В день того выстрела, на шестой год фашистской революции, я наверняка был бы убит, если бы отец держал револьвер под чуть-чуть иным углом. Я заполз в его кабинет, расположился, не замеченный им, напротив его огромного письменного стола и внезапно встал в тот самый момент, когда из револьвера выскочила пуля. Она чиркнула мне по голове, сожгла, как мне рассказывали снова и снова, локон моих — в то время белокурых — волос и вонзилась в секретер стиля ампир, стоявший за моей спиной.
Это был один из тех предметов мебели с откидной крышкой, превращающейся в письменный стол: он ошибочно именовался в нашей семье serre-papiers[1]. Я до сих пор время от времени вижу в витринах антикварных лавок такие секретеры, из которых сделали бары с отделениями для бутылок, рюмок и бокалов.

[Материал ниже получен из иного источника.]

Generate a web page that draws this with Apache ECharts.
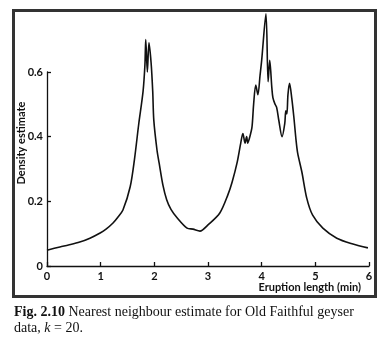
<!DOCTYPE html>
<html><head><meta charset="utf-8">
<script src="https://cdn.jsdelivr.net/npm/echarts@6/dist/echarts.min.js"></script>
<style>html,body{margin:0;padding:0;background:#fff}#c{width:392px;height:342px}</style>
</head><body><div id="c"></div>
<script>
const eruptionLength = [0,0.24,0.4,0.61,0.8,0.99,1.1,1.23,1.32,1.415,1.55,1.63,1.71,1.79,1.825,1.84,1.87,1.90,1.94,1.97,1.99,2.05,2.09,2.16,2.23,2.31,2.42,2.61,2.72,2.85,3.0,3.22,3.37,3.45,3.54,3.61,3.65,3.69,3.72,3.74,3.78,3.82,3.85,3.89,3.93,3.97,4.00,4.08,4.12,4.15,4.19,4.21,4.25,4.28,4.32,4.38,4.43,4.45,4.47,4.49,4.52,4.56,4.60,4.64,4.67,4.75,4.84,4.95,5.14,5.40,5.70,5.98];
const densityEstimate = [0.049,0.059,0.065,0.074,0.086,0.102,0.114,0.133,0.151,0.173,0.245,0.33,0.44,0.54,0.623,0.70,0.60,0.69,0.628,0.54,0.451,0.358,0.318,0.25,0.205,0.175,0.15,0.117,0.114,0.108,0.127,0.164,0.22,0.26,0.318,0.38,0.41,0.38,0.40,0.38,0.40,0.43,0.50,0.56,0.53,0.59,0.636,0.78,0.57,0.636,0.55,0.52,0.50,0.49,0.45,0.40,0.44,0.48,0.47,0.53,0.565,0.52,0.46,0.39,0.35,0.29,0.21,0.157,0.117,0.086,0.068,0.056];
const yTicks = ['0','0.2','0.4','0.6'];
const xTicks = ['0','1','2','3','4','5','6'];
const xTitle = 'Eruption length (min)';
const yTitle = 'Density estimate';

const chart = echarts.init(document.getElementById('c'));
const pts = eruptionLength.map((x,i)=>[x,densityEstimate[i]]);
const lblFont = {fontFamily:'Lato',fontWeight:'bold',fontSize:11,color:'#111'};
chart.setOption({
  backgroundColor:'#fff',
  animation:false,
  grid:{left:47,right:23,top:72,bottom:76},
  xAxis:{type:'value',min:0,max:6,interval:1,
    axisLine:{lineStyle:{color:'#111',width:1.3}},
    axisTick:{inside:true,length:4,lineStyle:{color:'#111',width:1.3}},
    axisLabel:Object.assign({margin:5,formatter:v=>xTicks[Math.round(v)]},lblFont),
    splitLine:{show:false}},
  yAxis:{type:'value',min:0,max:0.6,interval:0.2,
    axisLine:{show:true,lineStyle:{color:'#111',width:1.3}},
    axisTick:{show:true,inside:true,length:4,lineStyle:{color:'#111',width:1.3}},
    axisLabel:Object.assign({margin:4,formatter:v=>yTicks[Math.round(v/0.2)]},lblFont),
    splitLine:{show:false}},
  series:[{type:'line',data:pts,showSymbol:false,clip:false,smooth:0.3,
    lineStyle:{color:'#111',width:1.6}}],
  graphic:[
    {type:'rect',shape:{x:13.5,y:10.5,width:362,height:286},style:{fill:'none',stroke:'#333',lineWidth:3}},
    {type:'text',x:361,y:282,style:{text:xTitle,textAlign:'right',textVerticalAlign:'top',fill:'#111',font:'bold 11px Lato'}},
    {type:'text',x:21,y:143,rotation:Math.PI/2,style:{text:yTitle,textAlign:'center',textVerticalAlign:'middle',fill:'#111',font:'bold 11px Lato'}},
    {type:'text',x:14,y:304,style:{text:'{b|Fig. 2.10} Nearest neighbour estimate for Old Faithful geyser\ndata, {i|k} = 20.',
      font:'14px "Liberation Serif"',fill:'#111',lineHeight:16,
      rich:{b:{fontWeight:'bold',fontFamily:'Liberation Serif',fontSize:14,fill:'#111',lineHeight:16},i:{fontStyle:'italic',fontFamily:'Liberation Serif',fontSize:14,fill:'#111',lineHeight:16}}}}
  ]
});
</script></body></html>
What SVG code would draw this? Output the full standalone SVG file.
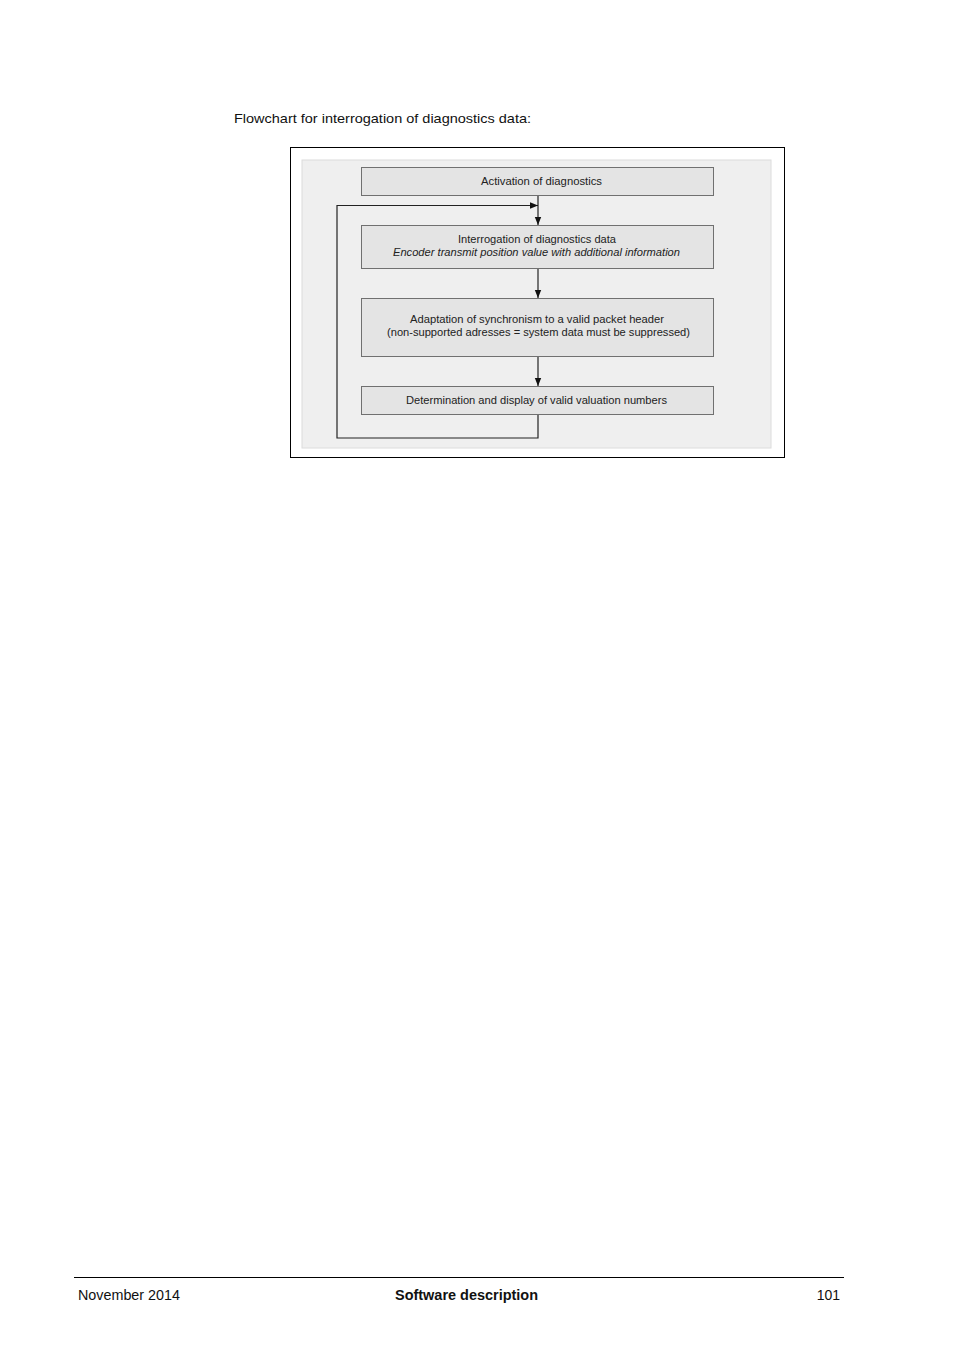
<svg xmlns="http://www.w3.org/2000/svg" width="954" height="1350" viewBox="0 0 954 1350">
<style>
.t{font-family:"Liberation Sans",Arial,sans-serif;font-size:11px;fill:#222}
.box{fill:#e4e4e4;stroke:#707070;stroke-width:1}
.ln{fill:none;stroke:#222;stroke-width:1.2}
.pg{font-family:"Liberation Sans",Arial,sans-serif;fill:#111}
</style>
<defs>
<marker id="ah" viewBox="0 0 10 10" refX="10" refY="5" markerWidth="8" markerHeight="8" markerUnits="userSpaceOnUse" orient="auto">
<path d="M0,1 L10,5 L0,9 Z" fill="#111"/>
</marker>
</defs>
<rect width="954" height="1350" fill="#fff"/>
<text class="pg" x="234" y="123" font-size="13" textLength="297" lengthAdjust="spacingAndGlyphs">Flowchart for interrogation of diagnostics data:</text>
<rect x="290.5" y="147.5" width="494" height="310" fill="#fff" stroke="#000" stroke-width="1"/>
<rect x="302" y="160" width="469" height="288" fill="#efefef" stroke="#dcdcdc" stroke-width="1"/>
<g id="connectors">
<line class="ln" x1="538" y1="196" x2="538" y2="225" marker-end="url(#ah)"/>
<line class="ln" x1="538" y1="269" x2="538" y2="298" marker-end="url(#ah)"/>
<line class="ln" x1="538" y1="357" x2="538" y2="386" marker-end="url(#ah)"/>
<polyline class="ln" points="538,414 538,438 337,438 337,205.5 538,205.5" marker-end="url(#ah)"/>
</g>
<g id="n1">
<rect class="box" x="361.5" y="167.5" width="352" height="28"/>
<text class="t" x="541.5" y="185" text-anchor="middle" textLength="121" lengthAdjust="spacingAndGlyphs">Activation of diagnostics</text>
</g>
<g id="n2">
<rect class="box" x="361.5" y="225.5" width="352" height="43"/>
<text class="t" x="537" y="243" text-anchor="middle" textLength="158" lengthAdjust="spacingAndGlyphs">Interrogation of diagnostics data</text>
<text class="t" x="536.5" y="256" text-anchor="middle" font-style="italic" textLength="287" lengthAdjust="spacingAndGlyphs">Encoder transmit position value with additional information</text>
</g>
<g id="n3">
<rect class="box" x="361.5" y="298.5" width="352" height="58"/>
<text class="t" x="537" y="323" text-anchor="middle" textLength="254" lengthAdjust="spacingAndGlyphs">Adaptation of synchronism to a valid packet header</text>
<text class="t" x="538.5" y="336" text-anchor="middle" textLength="303" lengthAdjust="spacingAndGlyphs">(non-supported adresses = system data must be suppressed)</text>
</g>
<g id="n4">
<rect class="box" x="361.5" y="386.5" width="352" height="28"/>
<text class="t" x="536.5" y="404" text-anchor="middle" textLength="261" lengthAdjust="spacingAndGlyphs">Determination and display of valid valuation numbers</text>
</g>
<line x1="74" y1="1277.5" x2="844" y2="1277.5" stroke="#000" stroke-width="1"/>
<text class="pg" x="78" y="1300" font-size="14" textLength="102" lengthAdjust="spacingAndGlyphs">November 2014</text>
<text class="pg" x="466.5" y="1300" font-size="14" font-weight="bold" text-anchor="middle" textLength="143" lengthAdjust="spacingAndGlyphs">Software description</text>
<text class="pg" x="840" y="1300" font-size="14" text-anchor="end">101</text>
</svg>
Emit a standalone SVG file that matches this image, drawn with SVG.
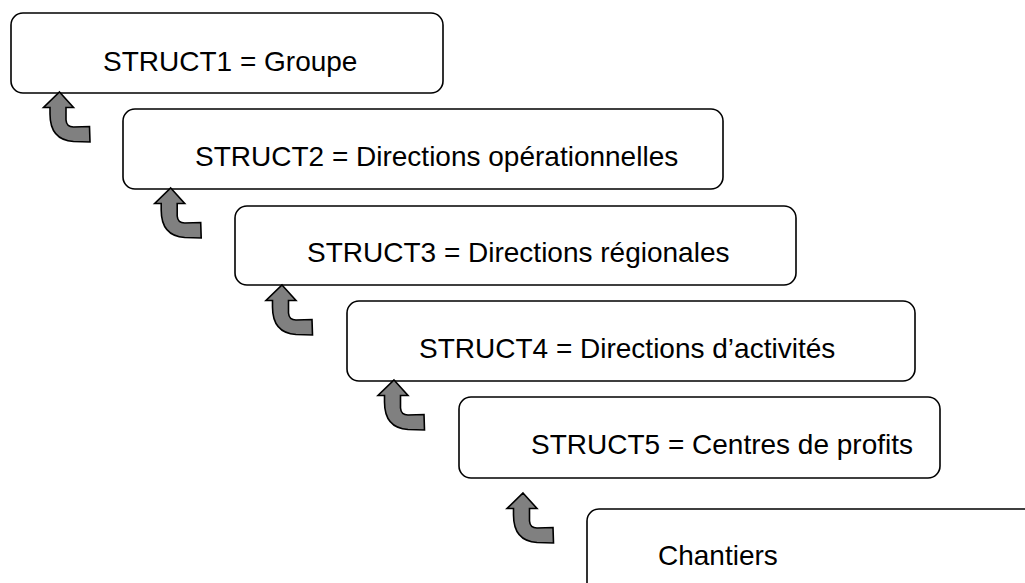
<svg xmlns="http://www.w3.org/2000/svg" width="1025" height="583" viewBox="0 0 1025 583">
<defs>
<style>
.box{fill:#fff;stroke:#000;stroke-width:1.6}
.lbl{font-family:"Liberation Sans",Arial,sans-serif;font-size:28px;fill:#000}
.arr{fill:#808080;stroke:#000;stroke-width:1.6;stroke-linejoin:miter}
</style>
<path id="uarrow" class="arr" d="M0,0 L14,15.5 L6.5,15.5 L6.5,28 Q7,35 14,35 L30,34.5 L30.5,50 L14,49.5 Q-9.5,48 -9.5,22 L-9.5,15.5 L-16,15.5 Z"/>
</defs>
<rect width="1025" height="583" fill="#fff"/>
<g id="node1"><rect class="box" x="11" y="13" width="432" height="80" rx="12"/><text class="lbl" x="103" y="71">STRUCT1 = Groupe</text></g>
<g id="node2"><rect class="box" x="123" y="109" width="600" height="80" rx="12"/><text class="lbl" x="195" y="166">STRUCT2 = Directions opérationnelles</text></g>
<g id="node3"><rect class="box" x="235" y="206" width="561" height="79" rx="12"/><text class="lbl" x="307" y="262">STRUCT3 = Directions régionales</text></g>
<g id="node4"><rect class="box" x="347" y="301" width="568" height="80" rx="12"/><text class="lbl" x="419" y="358">STRUCT4 = Directions d’activités</text></g>
<g id="node5"><rect class="box" x="459" y="397" width="481" height="81" rx="12"/><text class="lbl" x="531" y="454">STRUCT5 = Centres de profits</text></g>
<g id="node6"><rect class="box" x="587" y="509" width="470" height="100" rx="12"/><text class="lbl" x="658" y="565">Chantiers</text></g>
<g id="connectors">
<use href="#uarrow" x="59.5" y="92"/>
<use href="#uarrow" x="170.7" y="188"/>
<use href="#uarrow" x="282" y="285"/>
<use href="#uarrow" x="394" y="380"/>
<use href="#uarrow" x="523" y="493"/>
</g>
</svg>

Моя жена, считающая, что у мебели, как и у цветов, есть свое достоинство, приходит в негодование, когда видит подобные аберрации. Она их рассматривает как извращение природы. Я, правда, так не думаю, однако все же убежден, что этот конкретный serre-papiers располагает какой-то особой индивидуальностью. Любопытно, как бы он, будучи свидетелем моей смерти, воспринимал бы мои похороны.